Companies and people generate vast amounts of waste. As the population becomes urbanized, this waste originates in cities, and the favorite destination are landfill sites, where the waste decomposes, generating methane or contaminating water sources.

But there are two exceptions: recyclable materials, which are transformed in the circuit to become raw materials for other processes, and waste that can be incinerated to obtain energy, a process called waste to energy conversion.

The challenge of waste to energy conversion

Despite seeming counterintuitive, waste from landfills that generate methane (CH4), when burned, will only generate CO2, a greenhouse gas with 56 times less global warming potential (GWP, IPCC).

The basic energy recovery process consists of burning waste to heat water for use as heating, or sending its steam to a turbine to obtain a negligible fraction of the energy that it cost to generate the waste. It is not efficient, but at least it is less polluting than the landfill site.
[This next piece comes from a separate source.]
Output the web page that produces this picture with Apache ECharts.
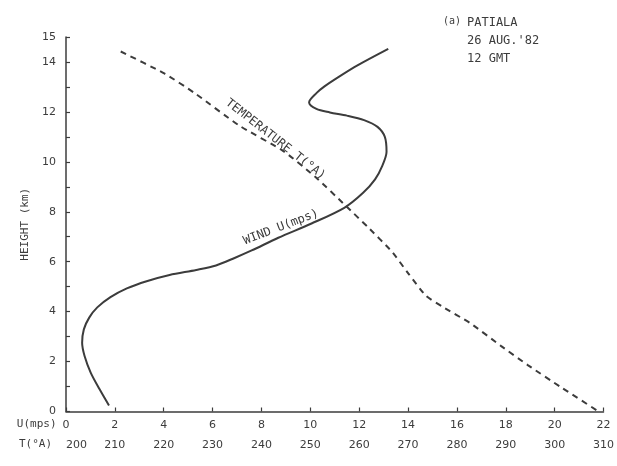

Innovations in the sustainable conversion of waste into energy

Although waste is not only burned. Relatively new innovations and processes like those below, have increased the efficiency of energy recovery systems:

  • Thermal gasification. Technology that converts any carbon-based material into combustible gas.
  • Waste pyrolysis. Heat degradation of a substance in the absence of oxygen without setting off combustion reactions. Gases, liquids and combustible solids are obtained.
  • Anaerobic digestion of sludge. Usually seen in treatment plants, but also in landfills. It is a microbial fermentation that produces combustible biogas and digested sludge
  • Landfill gas recovery. This process captures the gases generated in landfills for subsequent combustion.

The global system has generated a scenario in which burning waste to obtain combustible materials to burn later is a better option; although the focus should be on reducing waste and maximizing recycling.

Practical cases of cities that burn their rubbish

Waste to energy

Analyzed by the percentage of municipal waste burned, Japan (75%), Denmark (67%), Belgium (48%), Switzerland (47%) and the United Kingdom (42%) are at the top of the list. But there are cities that stand out for the volume of waste processed or their contribution to the city’s mix.

  • The Spittelau waste incineration plant in Vienna, burns 250,000 tons per year to generate 500 GWh of heat and 60 GWh of electricity.
  • The Maishima Incineration Plant in Osaka, located on an artificial island ‘reclaimed’ from the sea, is a 32 MWp Its artistic design attracts 12,000 visitors each year.
  • Hidden underground in the Parisian suburb, three miles from the Eiffel Tower, the Isséane Incineration Plant is capable of burning half a million tons per year.
  • In Minneapolis, the Hennepin incineration plant processes 27% of the county’s waste.
  • In Copenhagen, the Amager Bakke/Copenhill incineration plant hopes to be integrated into the metropolitan landscape while it burns 440,000 tons per year and heats 150,000 homes.

Energy recovery is used across the world by hundreds of cities. In Europe, around 500 plants of this sort emit around 52 million tons of CO2 each year. However, there is expected to be a drop in usage as new urban waste taxes come into force levied on what is generated.

In regions such as China, global leaders in energy recovery, and a country that continues to open new plants, they are trying to solve the original problem with a waste reduction policy, often resulting in planned stoppages.